Si l’engouement semble préserver la franchise Marvel du manque de rigueur habituel, il y aura toujours cette minorité qui souhaite partager sa détresse, non pas pour condamner, mais pour encourager. Mais alors qu’une formule fonctionne et refait écho d’une année à l’autre depuis plus de dix ans maintenant, il reste la question de créativité, d’originalité et de personnalité derrière des œuvres qui n’arrivent pas encore à propulser leur personnage principal vers l’iconisation voulue, au sens héroïque du terme. Il est alors difficile pour Jon Watts de trouver un équilibre entre la pyrotechnie numérique et les enjeux émotionnels de l’homme-araignée. Néanmoins, il aura plus de propositions et d’audaces sur certains aspects que dans son premier volet, presque sans saveur.
L’entame de l’intrigue prend donc place à la suite « d’Avengers Endgame » et devrait donc développer les conséquences du claquement de doigts de Thanos, n’est-ce pas ? Si on veut. Alors consolons-nous d’apprendre qui a acheté la tour des Avengers ou en quoi le suspense laissé en fin de « Spider-Man : Homecoming » aura de l’impact auprès de tante May, non… ? Et bien non. Tom Holland aura beau interprété son personnage avec sensibilité et sérieux, mais il ne pourra rien si on ne lui accorde pas la continuité qu’il faut, sachant que ce volet tend à clôturer tout un cycle. Ce n’est pas la première fois qu’on nous promet la lune et qu’on obtient le contraire. Bien entendu, la trahison ne sera pas totale. Les premières minutes aborderont quelques nouvelles contraintes de vie, suite au retour de la moitié de la population. On en profite d’ailleurs pour donner le ton humoristique, qui empiétera bien trop sur la mise en scène, paresseuse en plus d’être revisitée. Quant à sa moitié, Mary Jane, « MJ » (Zendaya) c’est encore plus problématique. Pourvue d’une personnalité différente des comics et de ses dernières apparitions sur grand écran, il n’y a pas d’éléments qui la poussent à évoluer intérieurement. Elle n’est présente que pour servir Peter et un de ses dilemmes. L’épisode s’acharne donc à la placer au second plan, sur un ton tantôt comique tantôt romantique, mais tout reste superficiel, à l’image d’un teen movie standard.

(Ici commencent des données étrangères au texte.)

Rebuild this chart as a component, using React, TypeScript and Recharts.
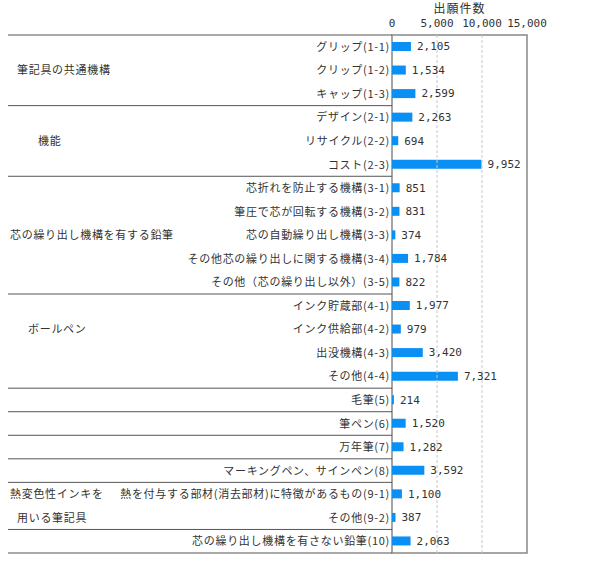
import React from 'react';
import { BarChart, Bar, XAxis, YAxis, ReferenceLine, ReferenceArea, LabelList } from 'recharts';

const CATEGORIES = [
  'グリップ(1-1)',
  'クリップ(1-2)',
  'キャップ(1-3)',
  'デザイン(2-1)',
  'リサイクル(2-2)',
  'コスト(2-3)',
  '芯折れを防止する機構(3-1)',
  '筆圧で芯が回転する機構(3-2)',
  '芯の自動繰り出し機構(3-3)',
  'その他芯の繰り出しに関する機構(3-4)',
  'その他（芯の繰り出し以外）(3-5)',
  'インク貯蔵部(4-1)',
  'インク供給部(4-2)',
  '出没機構(4-3)',
  'その他(4-4)',
  '毛筆(5)',
  '筆ペン(6)',
  '万年筆(7)',
  'マーキングペン、サインペン(8)',
  '熱を付与する部材(消去部材)に特徴があるもの(9-1)',
  'その他(9-2)',
  '芯の繰り出し機構を有さない鉛筆(10)',
];

const COUNTS = [2105, 1534, 2599, 2263, 694, 9952, 851, 831, 374, 1784, 822, 1977, 979, 3420, 7321, 214, 1520, 1282, 3592, 1100, 387, 2063];

// rows where a new group begins (separator drawn above them)
const GROUP_STARTS = [0, 3, 6, 11, 15, 16, 17, 18, 19, 21];

// group captions on the left, aligned with a row
const GROUP_ROWS = [1, 4, 8, 12, 19, 20];
const GROUP_TEXTS = ['筆記具の共通機構', '機能', '芯の繰り出し機構を有する鉛筆', 'ボールペン', '熱変色性インキを', '用いる筆記具'];

const X_TICKS = [0, 5000, 10000, 15000];
const GRID_VALUES = [5000, 10000];

// layout only
const GROUP_TEXT_X = [17, 38, 10, 28, 10, 17];
const FONT = '"Noto Sans CJK JP", "DejaVu Sans", sans-serif';
const MONO = '"DejaVu Sans Mono", "Liberation Mono", monospace';

const data = CATEGORIES.map((name, i) => ({ name, value: COUNTS[i] }));

const fmt = (v: any) => Number(v).toLocaleString('en-US');

const CategoryTick = (props: any) => {
  const { x, y, payload, index, height } = props;
  const band = (height || 518) / CATEGORIES.length;
  const gi = GROUP_ROWS.indexOf(index);
  return (
    <g>
      <text x={x} y={y} dy={4} textAnchor="end" fontSize={11} fill="#333" fontFamily={FONT} letterSpacing={0.7}>
        {payload.value}
      </text>
      {gi >= 0 && (
        <text x={GROUP_TEXT_X[gi]} y={y} dy={4} textAnchor="start" fontSize={11} fill="#333" fontFamily={FONT} letterSpacing={0.7}>
          {GROUP_TEXTS[gi]}
        </text>
      )}
      {GROUP_STARTS.includes(index) && (
        <line x1={8} x2={392} y1={y - band / 2} y2={y - band / 2} stroke="#555" strokeWidth={1} />
      )}
      {index === CATEGORIES.length - 1 && (
        <line x1={8} x2={392} y1={y + band / 2} y2={y + band / 2} stroke="#555" strokeWidth={1} />
      )}
    </g>
  );
};

export default function App() {
  return (
    <div style={{ position: 'absolute', left: 0, top: 0, width: 596, height: 561, background: '#fff' }}>
      <div
        style={{
          position: 'absolute',
          left: 392,
          width: 135,
          top: 0,
          textAlign: 'center',
          fontSize: 12,
          color: '#333',
          fontFamily: FONT,
          lineHeight: '16px',
          letterSpacing: 1,
        }}
      >
        出願件数
      </div>
      <BarChart
        width={596}
        height={561}
        data={data}
        layout="vertical"
        margin={{ top: 0, right: 69, bottom: 8, left: 0 }}
        barCategoryGap={0}
      >
        <XAxis
          type="number"
          orientation="top"
          domain={[0, 15000]}
          ticks={X_TICKS}
          tickFormatter={fmt}
          axisLine={false}
          tickLine={false}
          height={35}
          tickMargin={2}
          tick={{ fontSize: 11, fill: '#333', fontFamily: MONO }}
        />
        <YAxis
          type="category"
          dataKey="name"
          width={392}
          interval={0}
          axisLine={false}
          tickLine={false}
          tickSize={0}
          tickMargin={2}
          tick={<CategoryTick />}
        />
        {GRID_VALUES.map((v) => (
          <ReferenceLine key={v} x={v} stroke="#c8c8c8" strokeDasharray="3 2" />
        ))}
        <ReferenceArea x1={0} x2={15000} fill="none" stroke="#888" strokeWidth={1.5} />
        <Bar dataKey="value" fill="#0a8ff5" barSize={9} isAnimationActive={false}>
          <LabelList
            dataKey="value"
            position="right"
            offset={6}
            formatter={fmt}
            style={{ fontSize: 11, fill: '#333', fontFamily: MONO }}
          />
        </Bar>
      </BarChart>
    </div>
  );
}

La surprise sera tout de même au rendez-vous et ce sera auprès de Mysterio, incarné par un Jake Gyllenhaal bien en jambes. Il constitue ce qu’il y a de mieux dans un film qui s’enfonçait lentement dans une comédie Erasmus assommante. Le spectaculaire réussit ce qu’il entreprend et offre des plans de haute voltige. Pour cela, on remplit le cahier des charges, avec de belles images apocalyptiques, mais tout est rendu possible auprès de ce nouveau héros. Il porte en lui un message universel sur les croyances de chacun et ce que signifie être un héros aux yeux d’un public, ce qui est raccord avec le trouble de Peter, à la suite de la disparition de son mentor et père de substitution. À présent, il est question d’héritage et de rang à assumer, car le monde n’est plus le même. Toujours connecté et perçu dans un écran, l’image compte plus que tout ici. Entre agent double et héros en perdition, il y aura du travail psychologique qu’on aborde parfois avec maladresse. L’idée est bonne, mais la démarche est à revoir, car on s’arrête assez peu sur les enjeux qu’on s’est initialement fixé. Sauver le monde passe alors rapidement au second plan, si ce n’est le troisième, chose qui n’est pas crédible, comme d’autres détails à découvrir en salle.
Finalement, « Spider-Man : Far From Home » est encore très adolescent dans sa forme, bien que les thèmes abordés soient acceptables. Mais les problèmes de continuité et les manques d’enjeux sur le personnage de Peter ne proposent en rien une conclusion honnête à cette phase trois. Nous avons droit à une visite guidée en Europe, vêtue d’une romance gratuite. Sans vouloir se connecter aux films précédents, le récit se retrouve souvent dans l’impasse et use de facilités scénaristiques douteuses. Si ce n’est pas le cas, la transition ultra humoristique sera présente pour faire passer le moment et c’est assez regrettable de l’identifier ainsi. Il faudrait donc prendre avec des pincettes les scènes-post génériques, qui offrent des indices sur la phase suivante. Il n’est pas possible que la moitié des problématiques présentées soient éclipsées, à l’image du contexte Notons alors que l’autre moitié nous propulsera incontestablement dans des enjeux plus cosmiques. Bonne nouvelle ? Impossible d’y répondre ou d’entretenir un espoir concret après tout ça.